Abstract

MR angiography (MRA) of the thoracoabdominal aorta is a noninvasive technique that can rapidly acquire a volume of data with the capability of multiplanar reformations (MPR) and “bright blood” maximum intensity projection (MIP) angiographic images. These MIP images can display long tortuous vessels in a single three-dimensional (3D) volume, with excellent delineation of branch vessel disease and without the flow artifacts or long examination times of conventional spin-echo (SE) imaging. Two-dimensional (2D) time-of-flight (TOF) imaging is used most widely because of familiarity and ease of implementation, but this method has limitations in evaluating thoracoabdominal aortic disease. Sequential 2D axial imaging (which maximizes flow-related enhancement) is time consuming, subject to slice-to-slice misregistration, and can be degraded by pulsatile and turbulent flow. Coronal or parasagittal imaging is more time efficient, but image degradation secondary to inplane saturation and stagnant or turbulent flow from aneurysmal disease may lead to nondiagnostic studies. Three-dimensional TOF techniques offer the advantages of higher signal-to-noise ratio, better spatial resolution with near isotropic voxels, and shorter echo times (TEs), which lessen signal loss because of intravoxel phase dispersion.
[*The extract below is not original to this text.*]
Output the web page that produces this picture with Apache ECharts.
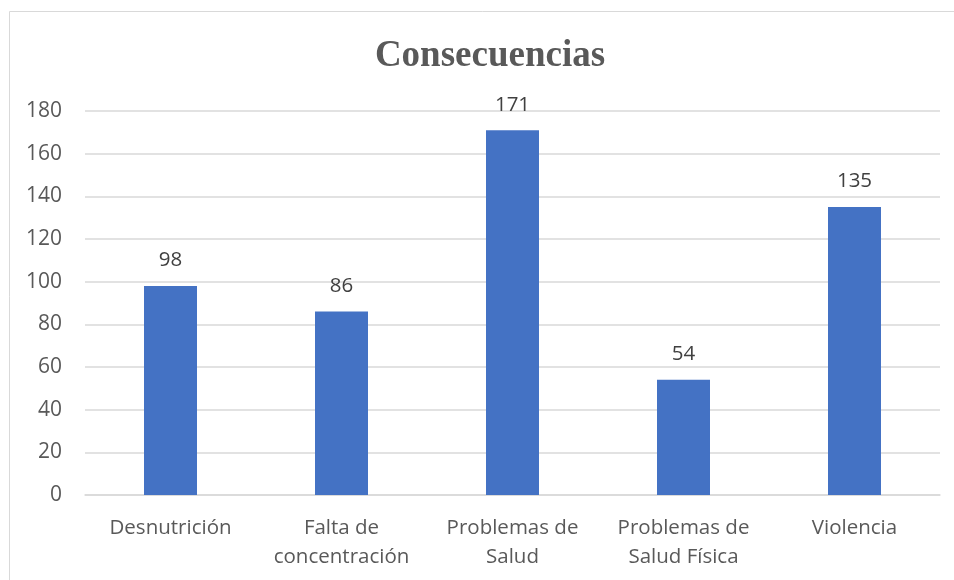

Although these techniques provide excellent image quality in the carotid arteries, they are of limited use in the aorta because of saturation effects. However, the addition of gadolinium chelates shortens the T1 relaxation rate of blood, which obviates the need for flow-related enhancement, allowing for inplane imaging without saturation effects, even in regions of virtually stagnant flow. The enormous signal enhancement of gadolinium chelates enables imaging with high-resolution matrices, providing diagnostic angiograms in as little as 2 minutes. With improved hardware, faster and stronger gradients, and phased-array coils that increase the signal-to-noise ratio, breath-hold gadolinium-enhanced 3D schemes with ultrashort TEs will become the optimal method for imaging the aorta and its branch vessels. Using this technique, the aorta can be imaged in less than 1 minute.